## [REQUIRED TASK]
The material below should be written out in full and exactly; pictures stay out of the copy.

Start COLLECTED DATA

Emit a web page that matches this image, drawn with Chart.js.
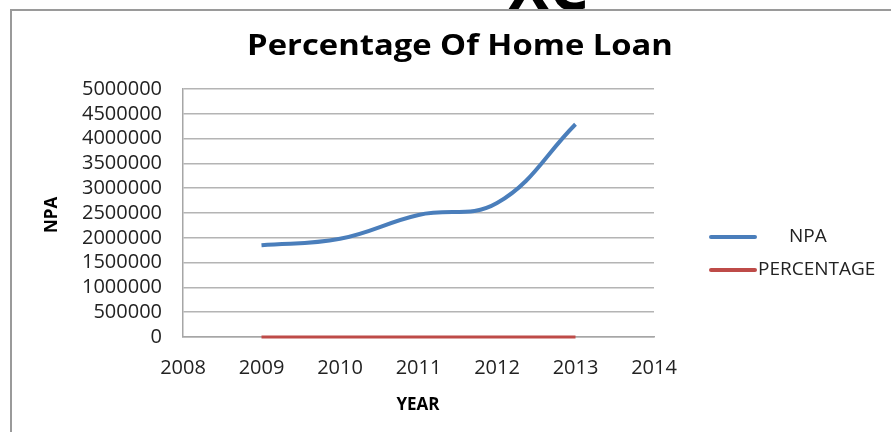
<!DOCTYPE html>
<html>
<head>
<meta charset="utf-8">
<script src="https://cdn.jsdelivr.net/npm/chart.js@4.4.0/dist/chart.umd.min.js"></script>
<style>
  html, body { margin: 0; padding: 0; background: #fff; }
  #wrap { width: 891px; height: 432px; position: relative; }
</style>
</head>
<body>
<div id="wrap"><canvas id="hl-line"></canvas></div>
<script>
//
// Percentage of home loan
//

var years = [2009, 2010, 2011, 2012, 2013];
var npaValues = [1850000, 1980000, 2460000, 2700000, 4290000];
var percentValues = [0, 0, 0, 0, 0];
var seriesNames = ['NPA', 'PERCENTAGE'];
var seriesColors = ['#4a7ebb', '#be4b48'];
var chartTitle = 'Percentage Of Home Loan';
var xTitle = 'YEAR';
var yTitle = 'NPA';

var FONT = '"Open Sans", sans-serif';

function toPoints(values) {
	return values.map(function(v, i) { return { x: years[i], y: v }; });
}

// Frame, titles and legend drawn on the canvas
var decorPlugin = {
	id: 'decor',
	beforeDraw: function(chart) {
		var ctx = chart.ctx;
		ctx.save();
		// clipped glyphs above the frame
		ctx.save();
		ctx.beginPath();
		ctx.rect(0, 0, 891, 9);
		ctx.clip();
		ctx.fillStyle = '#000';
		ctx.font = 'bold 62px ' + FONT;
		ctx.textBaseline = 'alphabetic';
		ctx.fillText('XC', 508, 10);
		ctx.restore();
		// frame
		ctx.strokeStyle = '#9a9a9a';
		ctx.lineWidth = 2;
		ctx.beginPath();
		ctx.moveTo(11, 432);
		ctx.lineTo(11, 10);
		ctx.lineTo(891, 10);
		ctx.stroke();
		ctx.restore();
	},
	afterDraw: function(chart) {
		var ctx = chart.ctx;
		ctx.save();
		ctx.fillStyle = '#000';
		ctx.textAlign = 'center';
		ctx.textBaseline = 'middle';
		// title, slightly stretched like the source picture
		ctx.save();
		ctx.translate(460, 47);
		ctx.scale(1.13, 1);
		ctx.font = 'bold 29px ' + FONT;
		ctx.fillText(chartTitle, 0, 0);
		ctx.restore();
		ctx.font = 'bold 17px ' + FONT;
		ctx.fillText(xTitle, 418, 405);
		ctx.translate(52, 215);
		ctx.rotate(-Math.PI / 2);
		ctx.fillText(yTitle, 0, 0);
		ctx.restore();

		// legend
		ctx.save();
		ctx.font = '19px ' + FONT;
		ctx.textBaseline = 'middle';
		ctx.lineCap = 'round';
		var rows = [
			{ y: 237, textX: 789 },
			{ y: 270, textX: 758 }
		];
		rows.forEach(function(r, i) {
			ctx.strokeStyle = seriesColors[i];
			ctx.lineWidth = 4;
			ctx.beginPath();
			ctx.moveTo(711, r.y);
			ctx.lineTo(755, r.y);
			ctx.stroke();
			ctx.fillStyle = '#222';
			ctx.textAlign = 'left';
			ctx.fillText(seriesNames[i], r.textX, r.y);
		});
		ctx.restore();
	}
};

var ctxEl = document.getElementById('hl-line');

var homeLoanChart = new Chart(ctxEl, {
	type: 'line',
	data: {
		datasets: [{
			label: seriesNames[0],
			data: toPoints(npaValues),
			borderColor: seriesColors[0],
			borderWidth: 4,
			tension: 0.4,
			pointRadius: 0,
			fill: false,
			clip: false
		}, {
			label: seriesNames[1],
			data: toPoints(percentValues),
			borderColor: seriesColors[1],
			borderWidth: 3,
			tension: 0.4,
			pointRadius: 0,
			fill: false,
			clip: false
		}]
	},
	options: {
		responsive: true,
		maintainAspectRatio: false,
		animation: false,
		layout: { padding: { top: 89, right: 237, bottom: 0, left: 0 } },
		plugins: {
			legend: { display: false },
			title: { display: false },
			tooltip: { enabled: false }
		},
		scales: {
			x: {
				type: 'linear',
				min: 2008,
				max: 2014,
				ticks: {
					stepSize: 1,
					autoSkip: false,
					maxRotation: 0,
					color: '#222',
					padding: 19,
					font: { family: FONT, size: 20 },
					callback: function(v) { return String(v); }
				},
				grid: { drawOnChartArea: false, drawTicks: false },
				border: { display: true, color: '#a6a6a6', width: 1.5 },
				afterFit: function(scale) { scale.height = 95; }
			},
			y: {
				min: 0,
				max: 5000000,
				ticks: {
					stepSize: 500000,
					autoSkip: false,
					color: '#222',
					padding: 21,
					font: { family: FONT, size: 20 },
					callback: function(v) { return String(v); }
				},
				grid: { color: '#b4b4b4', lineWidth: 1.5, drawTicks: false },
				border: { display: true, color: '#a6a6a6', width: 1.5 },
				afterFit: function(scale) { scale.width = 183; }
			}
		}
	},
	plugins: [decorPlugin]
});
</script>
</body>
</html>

End COLLECTED DATA

## [SOLUTION]
Emit a web page that matches this image, drawn with Chart.js.
<!DOCTYPE html>
<html>
<head>
<meta charset="utf-8">
<script src="https://cdn.jsdelivr.net/npm/chart.js@4.4.0/dist/chart.umd.min.js"></script>
<style>
  html, body { margin: 0; padding: 0; background: #fff; }
  #wrap { width: 891px; height: 432px; position: relative; }
</style>
</head>
<body>
<div id="wrap"><canvas id="hl-line"></canvas></div>
<script>
//
// Percentage of home loan
//

var years = [2009, 2010, 2011, 2012, 2013];
var npaValues = [1850000, 1980000, 2460000, 2700000, 4290000];
var percentValues = [0, 0, 0, 0, 0];
var seriesNames = ['NPA', 'PERCENTAGE'];
var seriesColors = ['#4a7ebb', '#be4b48'];
var chartTitle = 'Percentage Of Home Loan';
var xTitle = 'YEAR';
var yTitle = 'NPA';

var FONT = '"Open Sans", sans-serif';

function toPoints(values) {
	return values.map(function(v, i) { return { x: years[i], y: v }; });
}

// Frame, titles and legend drawn on the canvas
var decorPlugin = {
	id: 'decor',
	beforeDraw: function(chart) {
		var ctx = chart.ctx;
		ctx.save();
		// clipped glyphs above the frame
		ctx.save();
		ctx.beginPath();
		ctx.rect(0, 0, 891, 9);
		ctx.clip();
		ctx.fillStyle = '#000';
		ctx.font = 'bold 62px ' + FONT;
		ctx.textBaseline = 'alphabetic';
		ctx.fillText('XC', 508, 10);
		ctx.restore();
		// frame
		ctx.strokeStyle = '#9a9a9a';
		ctx.lineWidth = 2;
		ctx.beginPath();
		ctx.moveTo(11, 432);
		ctx.lineTo(11, 10);
		ctx.lineTo(891, 10);
		ctx.stroke();
		ctx.restore();
	},
	afterDraw: function(chart) {
		var ctx = chart.ctx;
		ctx.save();
		ctx.fillStyle = '#000';
		ctx.textAlign = 'center';
		ctx.textBaseline = 'middle';
		// title, slightly stretched like the source picture
		ctx.save();
		ctx.translate(460, 47);
		ctx.scale(1.13, 1);
		ctx.font = 'bold 29px ' + FONT;
		ctx.fillText(chartTitle, 0, 0);
		ctx.restore();
		ctx.font = 'bold 17px ' + FONT;
		ctx.fillText(xTitle, 418, 405);
		ctx.translate(52, 215);
		ctx.rotate(-Math.PI / 2);
		ctx.fillText(yTitle, 0, 0);
		ctx.restore();

		// legend
		ctx.save();
		ctx.font = '19px ' + FONT;
		ctx.textBaseline = 'middle';
		ctx.lineCap = 'round';
		var rows = [
			{ y: 237, textX: 789 },
			{ y: 270, textX: 758 }
		];
		rows.forEach(function(r, i) {
			ctx.strokeStyle = seriesColors[i];
			ctx.lineWidth = 4;
			ctx.beginPath();
			ctx.moveTo(711, r.y);
			ctx.lineTo(755, r.y);
			ctx.stroke();
			ctx.fillStyle = '#222';
			ctx.textAlign = 'left';
			ctx.fillText(seriesNames[i], r.textX, r.y);
		});
		ctx.restore();
	}
};

var ctxEl = document.getElementById('hl-line');

var homeLoanChart = new Chart(ctxEl, {
	type: 'line',
	data: {
		datasets: [{
			label: seriesNames[0],
			data: toPoints(npaValues),
			borderColor: seriesColors[0],
			borderWidth: 4,
			tension: 0.4,
			pointRadius: 0,
			fill: false,
			clip: false
		}, {
			label: seriesNames[1],
			data: toPoints(percentValues),
			borderColor: seriesColors[1],
			borderWidth: 3,
			tension: 0.4,
			pointRadius: 0,
			fill: false,
			clip: false
		}]
	},
	options: {
		responsive: true,
		maintainAspectRatio: false,
		animation: false,
		layout: { padding: { top: 89, right: 237, bottom: 0, left: 0 } },
		plugins: {
			legend: { display: false },
			title: { display: false },
			tooltip: { enabled: false }
		},
		scales: {
			x: {
				type: 'linear',
				min: 2008,
				max: 2014,
				ticks: {
					stepSize: 1,
					autoSkip: false,
					maxRotation: 0,
					color: '#222',
					padding: 19,
					font: { family: FONT, size: 20 },
					callback: function(v) { return String(v); }
				},
				grid: { drawOnChartArea: false, drawTicks: false },
				border: { display: true, color: '#a6a6a6', width: 1.5 },
				afterFit: function(scale) { scale.height = 95; }
			},
			y: {
				min: 0,
				max: 5000000,
				ticks: {
					stepSize: 500000,
					autoSkip: false,
					color: '#222',
					padding: 21,
					font: { family: FONT, size: 20 },
					callback: function(v) { return String(v); }
				},
				grid: { color: '#b4b4b4', lineWidth: 1.5, drawTicks: false },
				border: { display: true, color: '#a6a6a6', width: 1.5 },
				afterFit: function(scale) { scale.width = 183; }
			}
		}
	},
	plugins: [decorPlugin]
});
</script>
</body>
</html>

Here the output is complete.